Pasadas las diez de la noche del domingo 12 de junio de 1994, la celebridad del deporte y el cine estacionó en la puerta de la casa de Nicole Brown, su ex esposa. Tenía una gorra, guantes, un cuchillo y ganas de matar. Asesinó a la mujer y a Ronald Goldman, un joven de 25 años que estaba ahí por una casualidad. La secuencia de un doble crimen por el que resultó absuelto, “el juicio del siglo” y su extraña confesión.
Nicole y OJ se habían conocido en 1977 en un club nocturno de Beverly Hills. Él jugaba su último año en Buffalo Bills -ya había sido el líder anotador y el jugador más valioso de la NFL- y participaba en la miniserie de televisión Roots y en la película de suspenso The Cassandra Crossing. Ella quería ser modelo y fotógrafa, trabaja como moza y nunca había oído del corredor estrella de la liga de fútbol americano devenido a actor. Él la sedujo. Ella se enamoró. Él llevaba una década de casado con Marguerite Whitley y era padre de Arnelle, Jason y Aaren, quien nació ese mismo año y murió trágicamente cuando aún era una bebé de meses.
Ella tenía 18 años. Él, 30. La relación, dentro de la clandestinidad, había escalado a la formalidad. Ella abandonó la universidad y fue a convivir con él.

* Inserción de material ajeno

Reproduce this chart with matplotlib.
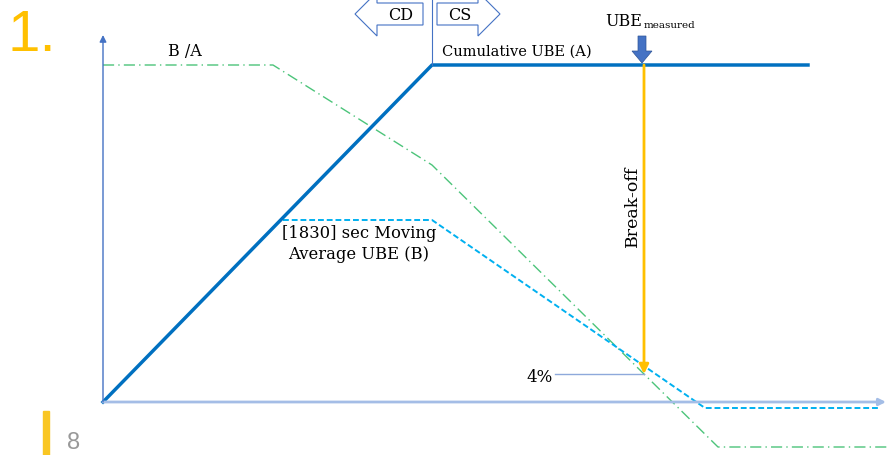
#!/usr/bin/env python3

import matplotlib
matplotlib.use("Agg")
import matplotlib.pyplot as plt
from matplotlib.patches import Polygon, FancyArrow

# Schematic coordinates: x = time, y = UBE level (origin at axes crossing)
cum_x = [0, 329, 705]
cum_y = [0, 337, 337]

ratio_x = [0, 170, 329, 615, 786]
ratio_y = [337, 337, 237, -45, -45]

mavg_x = [180, 329, 602, 775]
mavg_y = [182, 182, -6, -6]

breakoff_x = 541
breakoff_top = 337
breakoff_level = 28


def main():
    fig = plt.figure(figsize=(8.89, 4.55), dpi=100)
    ax = fig.add_axes([0, 0, 1, 1])
    ax.set_xlim(-103, 786)
    ax.set_ylim(-53, 402)
    ax.axis("off")

    serif = "DejaVu Serif"

    # axes arrows
    ax.annotate("", xy=(783, 0), xytext=(0, 0),
                arrowprops=dict(arrowstyle="-|>", color="#A4BDE6", lw=2,
                                mutation_scale=10, shrinkA=0, shrinkB=0))
    ax.annotate("", xy=(0, 367), xytext=(0, 0),
                arrowprops=dict(arrowstyle="-|>", color="#4472C4", lw=1,
                                mutation_scale=10, shrinkA=0, shrinkB=0))

    # curves
    ax.plot(ratio_x, ratio_y, color="#4CC47A", lw=1, linestyle=(0, (8, 3, 1, 3)))
    ax.plot(mavg_x, mavg_y, color="#00B0F0", lw=1.4, linestyle=(0, (3, 1.5)))
    ax.plot(cum_x, cum_y, color="#0070C0", lw=2.5)

    # divider between CD and CS
    ax.plot([329, 329], [337, 402], color="#4472C4", lw=0.8)

    # CD / CS block arrows
    cd = Polygon([(252, 388), (274, 410), (274, 399), (320, 399), (320, 377),
                  (274, 377), (274, 366)], closed=True, fc="white",
                 ec="#4472C4", lw=0.8)
    cs = Polygon([(397, 388), (375, 410), (375, 399), (334, 399), (334, 377),
                  (375, 377), (375, 366)], closed=True, fc="white",
                 ec="#4472C4", lw=0.8)
    ax.add_patch(cd)
    ax.add_patch(cs)
    ax.text(298, 386, "CD", fontsize=11.5, family=serif, ha="center", va="center")
    ax.text(357, 386, "CS", fontsize=11.5, family=serif, ha="center", va="center")

    # UBE measured marker
    ax.add_patch(FancyArrow(539, 366, 0, -27, width=8, head_width=20,
                            head_length=12, length_includes_head=True,
                            fc="#4472C4", ec="#2F5597", lw=0.5))
    ax.text(502, 381, "UBE", fontsize=11.5, family=serif, ha="left", va="center")
    ax.text(541, 376, "measured", fontsize=7.5, family=serif, ha="left", va="center")

    # break-off arrow
    ax.annotate("", xy=(breakoff_x, breakoff_level), xytext=(breakoff_x, breakoff_top),
                arrowprops=dict(arrowstyle="-|>", color="#FFC000", lw=2,
                                mutation_scale=14, shrinkA=0, shrinkB=0))
    ax.text(529, 196, "Break-off", fontsize=12.5, family=serif, rotation=90,
            ha="center", va="center")

    # 4% level
    ax.plot([452, breakoff_x], [breakoff_level, breakoff_level], color="#8EA9DB", lw=1)
    ax.text(437, 25, "4%", fontsize=12, family=serif, ha="center", va="center")

    # curve labels
    ax.text(414, 350, "Cumulative UBE (A)", fontsize=10.5, family=serif,
            ha="center", va="center")
    ax.text(82, 350, "B /A", fontsize=11.5, family=serif, ha="center", va="center")
    ax.text(256, 158, "[1830] sec Moving\nAverage UBE (B)", fontsize=11.8,
            family=serif, ha="center", va="center", linespacing=1.25)

    # slide decorations
    fig.text(8 / 889, 1 - 36 / 455, "1.", fontsize=42, color="#FFC000",
             ha="left", va="center", family="Liberation Sans")
    fig.add_artist(plt.Rectangle((43 / 889, 0), 6 / 889, 44 / 455,
                                 color="#F9C623", transform=fig.transFigure))
    fig.text(67 / 889, 1 / 455, "8", fontsize=17, color="#999999",
             ha="left", va="bottom", family="Liberation Sans")

    fig.savefig("out.png", dpi=100)


if __name__ == "__main__":
    main()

El proceso de separación de su primera esposa demoró dos años: se divorciaron en 1979, pero el matrimonio había fracasado hace tiempo. El 21 de julio de 1984, cuatro años después de su retiro deportivo, OJ Simpson corrió por la ruta de la costa del Pacífico con la llama olímpica. Asumió el paso por la California Incline, un tránsito en pendiente ascendente por Santa Mónica. “Cada vez que pensaba que me estaba cansando de subir esa colina, escuchaba los aplausos de la multitud y eso me mantenía adelante”, dijo. Su foto con la insignia del olimpismo fue tapa de Los Angeles Times. Detrás de él, corría su por entonces novia Nicole Brown.
Se casaron al año siguiente, el 2 de febrero, y el 17 de octubre nació Sydney, su primera hija. Tres años después, el 6 de agosto de 1988, nació Justin, el segundo y último hijo de la pareja. Pero nada era tan idílico como se suponía. Simpson justificaba sus infidelidades diciéndole a su mujer que había engordado demasiado en el embarazo. El abuso psicológico escalaba progresivamente. El abuso físico crecía aceleradamente. El primero de enero de 1989, la policía llegó a la casa. Ella, dice el New York Times, “salió corriendo de entre los arbustos gritando: ‘¡Me va a matar! ¡Me va a matar!’”. Estaba herida: tenía el labio cortado, un ojo morado y un moretón en el cuello. Debió recibir asistencia en un hospital.
No era la primera vez que la policía acudía a su mansión en Brentwood. Las denuncias no eran nuevas. Peor: estaban naturalizadas por su entorno y por los organismos de seguridad, que relativizaban la violencia de género, en un signo cultural de época. Habían sido nueve las llamadas de Nicole Brown a la policía de Los Ángeles para exigir que detuvieran las amenazas y agresiones de su marido. El incidente de Año Nuevo fue un pequeño umbral en la vida del popular OJ. Lo arrestaron y lo acusaron de abuso conyugal. No se opuso: fue sentenciado, cuatro meses después, a brindar ciento veinte horas de servicio comunitario, a pagar una multa ínfima y a someterse a dos años en libertad condicional.
El vínculo amoroso había perecido. La relación subsistía por conveniencia comercial. Nadie creía que los abusos eran tales como ella los graficaba. Ni siquiera sus padres, que la instigaban a que no se divorciara. Se presume que Simpson tentó a su suegro con un acuerdo económico para que ella llamara a uno de sus sponsors y los convenciera de que, en verdad, la ex estrella de fútbol americano no era un padre violento o un ciudadano americano salvaje. Nicole Brown solicitó el divorcio el 25 de febrero de 1992: argumentaba “diferencias irreconciliables”.